'''
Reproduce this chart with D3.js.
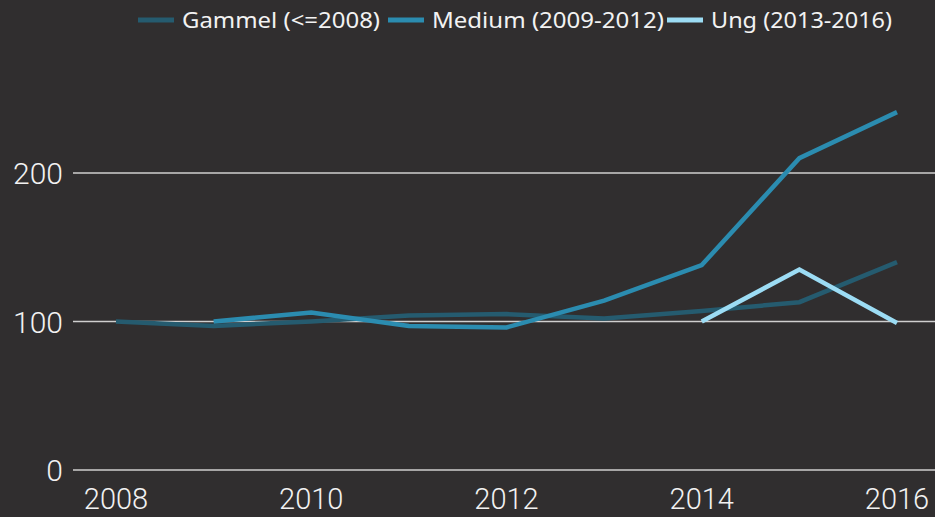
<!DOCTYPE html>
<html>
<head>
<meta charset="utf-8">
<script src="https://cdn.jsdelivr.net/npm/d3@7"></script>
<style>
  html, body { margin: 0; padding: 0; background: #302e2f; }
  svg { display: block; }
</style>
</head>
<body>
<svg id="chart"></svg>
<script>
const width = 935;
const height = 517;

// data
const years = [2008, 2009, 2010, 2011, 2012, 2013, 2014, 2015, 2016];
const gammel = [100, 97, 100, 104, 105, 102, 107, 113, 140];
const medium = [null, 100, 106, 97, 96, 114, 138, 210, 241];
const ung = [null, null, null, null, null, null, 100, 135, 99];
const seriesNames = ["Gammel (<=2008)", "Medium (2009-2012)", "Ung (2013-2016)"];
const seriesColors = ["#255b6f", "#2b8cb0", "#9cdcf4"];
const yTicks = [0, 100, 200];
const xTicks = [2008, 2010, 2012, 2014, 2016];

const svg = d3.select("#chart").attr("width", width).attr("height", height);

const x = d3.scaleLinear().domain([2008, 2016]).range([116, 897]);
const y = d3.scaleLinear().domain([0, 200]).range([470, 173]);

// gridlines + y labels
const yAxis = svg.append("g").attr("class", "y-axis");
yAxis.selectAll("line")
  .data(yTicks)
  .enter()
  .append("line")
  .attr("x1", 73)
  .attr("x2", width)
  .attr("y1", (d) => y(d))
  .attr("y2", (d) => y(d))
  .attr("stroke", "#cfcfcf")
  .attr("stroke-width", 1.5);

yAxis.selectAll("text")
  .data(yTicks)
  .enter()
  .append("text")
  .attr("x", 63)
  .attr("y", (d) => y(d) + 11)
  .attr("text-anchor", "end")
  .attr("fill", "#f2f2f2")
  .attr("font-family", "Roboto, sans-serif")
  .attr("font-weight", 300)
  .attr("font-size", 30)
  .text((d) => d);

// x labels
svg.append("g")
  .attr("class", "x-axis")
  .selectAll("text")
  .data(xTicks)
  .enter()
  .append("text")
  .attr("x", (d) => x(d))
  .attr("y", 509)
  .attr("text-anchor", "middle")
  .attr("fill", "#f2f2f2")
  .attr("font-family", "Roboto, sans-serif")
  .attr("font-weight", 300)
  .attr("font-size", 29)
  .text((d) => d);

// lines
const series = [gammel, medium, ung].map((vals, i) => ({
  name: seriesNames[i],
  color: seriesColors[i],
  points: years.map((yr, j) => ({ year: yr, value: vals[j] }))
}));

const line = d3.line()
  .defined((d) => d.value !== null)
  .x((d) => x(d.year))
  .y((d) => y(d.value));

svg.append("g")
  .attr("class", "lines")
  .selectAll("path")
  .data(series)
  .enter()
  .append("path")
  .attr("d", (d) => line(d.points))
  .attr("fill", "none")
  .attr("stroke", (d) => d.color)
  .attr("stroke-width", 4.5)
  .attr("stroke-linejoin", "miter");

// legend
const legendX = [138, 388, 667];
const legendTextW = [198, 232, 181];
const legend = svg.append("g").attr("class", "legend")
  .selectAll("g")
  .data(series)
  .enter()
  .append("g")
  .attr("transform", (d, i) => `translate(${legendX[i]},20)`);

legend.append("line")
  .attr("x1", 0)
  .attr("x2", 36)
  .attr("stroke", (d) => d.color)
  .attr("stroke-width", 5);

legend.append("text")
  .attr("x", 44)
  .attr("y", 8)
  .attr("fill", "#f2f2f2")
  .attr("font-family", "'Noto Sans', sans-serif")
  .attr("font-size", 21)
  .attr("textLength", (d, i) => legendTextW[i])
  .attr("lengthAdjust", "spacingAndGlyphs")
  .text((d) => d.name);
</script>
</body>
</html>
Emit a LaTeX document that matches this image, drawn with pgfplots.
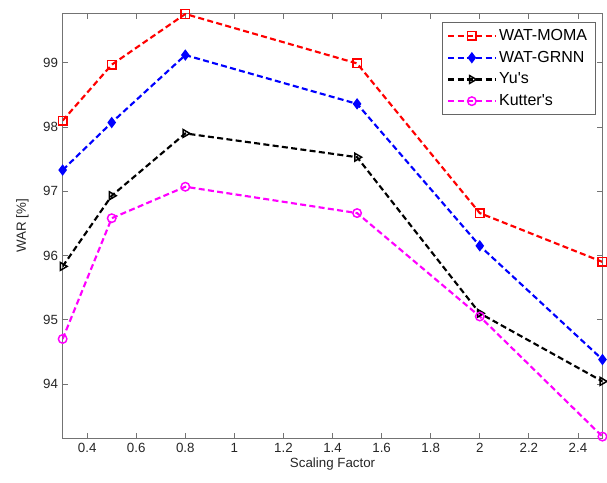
'''
* [TASK STATEMENT]: Transcribe the records above exactly as they appear, leaving out any pictures.

* [THE COMPLETED TASK]:
Reproduce this chart with D3.js.
<!DOCTYPE html>
<html>
<head>
<meta charset="utf-8">
<script src="https://cdn.jsdelivr.net/npm/d3@7"></script>
<style>
  html, body { margin: 0; padding: 0; background: #302e2f; }
  svg { display: block; }
</style>
</head>
<body>
<svg id="chart"></svg>
<script>
const width = 935;
const height = 517;

// data
const years = [2008, 2009, 2010, 2011, 2012, 2013, 2014, 2015, 2016];
const gammel = [100, 97, 100, 104, 105, 102, 107, 113, 140];
const medium = [null, 100, 106, 97, 96, 114, 138, 210, 241];
const ung = [null, null, null, null, null, null, 100, 135, 99];
const seriesNames = ["Gammel (<=2008)", "Medium (2009-2012)", "Ung (2013-2016)"];
const seriesColors = ["#255b6f", "#2b8cb0", "#9cdcf4"];
const yTicks = [0, 100, 200];
const xTicks = [2008, 2010, 2012, 2014, 2016];

const svg = d3.select("#chart").attr("width", width).attr("height", height);

const x = d3.scaleLinear().domain([2008, 2016]).range([116, 897]);
const y = d3.scaleLinear().domain([0, 200]).range([470, 173]);

// gridlines + y labels
const yAxis = svg.append("g").attr("class", "y-axis");
yAxis.selectAll("line")
  .data(yTicks)
  .enter()
  .append("line")
  .attr("x1", 73)
  .attr("x2", width)
  .attr("y1", (d) => y(d))
  .attr("y2", (d) => y(d))
  .attr("stroke", "#cfcfcf")
  .attr("stroke-width", 1.5);

yAxis.selectAll("text")
  .data(yTicks)
  .enter()
  .append("text")
  .attr("x", 63)
  .attr("y", (d) => y(d) + 11)
  .attr("text-anchor", "end")
  .attr("fill", "#f2f2f2")
  .attr("font-family", "Roboto, sans-serif")
  .attr("font-weight", 300)
  .attr("font-size", 30)
  .text((d) => d);

// x labels
svg.append("g")
  .attr("class", "x-axis")
  .selectAll("text")
  .data(xTicks)
  .enter()
  .append("text")
  .attr("x", (d) => x(d))
  .attr("y", 509)
  .attr("text-anchor", "middle")
  .attr("fill", "#f2f2f2")
  .attr("font-family", "Roboto, sans-serif")
  .attr("font-weight", 300)
  .attr("font-size", 29)
  .text((d) => d);

// lines
const series = [gammel, medium, ung].map((vals, i) => ({
  name: seriesNames[i],
  color: seriesColors[i],
  points: years.map((yr, j) => ({ year: yr, value: vals[j] }))
}));

const line = d3.line()
  .defined((d) => d.value !== null)
  .x((d) => x(d.year))
  .y((d) => y(d.value));

svg.append("g")
  .attr("class", "lines")
  .selectAll("path")
  .data(series)
  .enter()
  .append("path")
  .attr("d", (d) => line(d.points))
  .attr("fill", "none")
  .attr("stroke", (d) => d.color)
  .attr("stroke-width", 4.5)
  .attr("stroke-linejoin", "miter");

// legend
const legendX = [138, 388, 667];
const legendTextW = [198, 232, 181];
const legend = svg.append("g").attr("class", "legend")
  .selectAll("g")
  .data(series)
  .enter()
  .append("g")
  .attr("transform", (d, i) => `translate(${legendX[i]},20)`);

legend.append("line")
  .attr("x1", 0)
  .attr("x2", 36)
  .attr("stroke", (d) => d.color)
  .attr("stroke-width", 5);

legend.append("text")
  .attr("x", 44)
  .attr("y", 8)
  .attr("fill", "#f2f2f2")
  .attr("font-family", "'Noto Sans', sans-serif")
  .attr("font-size", 21)
  .attr("textLength", (d, i) => legendTextW[i])
  .attr("lengthAdjust", "spacingAndGlyphs")
  .text((d) => d.name);
</script>
</body>
</html>
Emit a LaTeX document that matches this image, drawn with pgfplots.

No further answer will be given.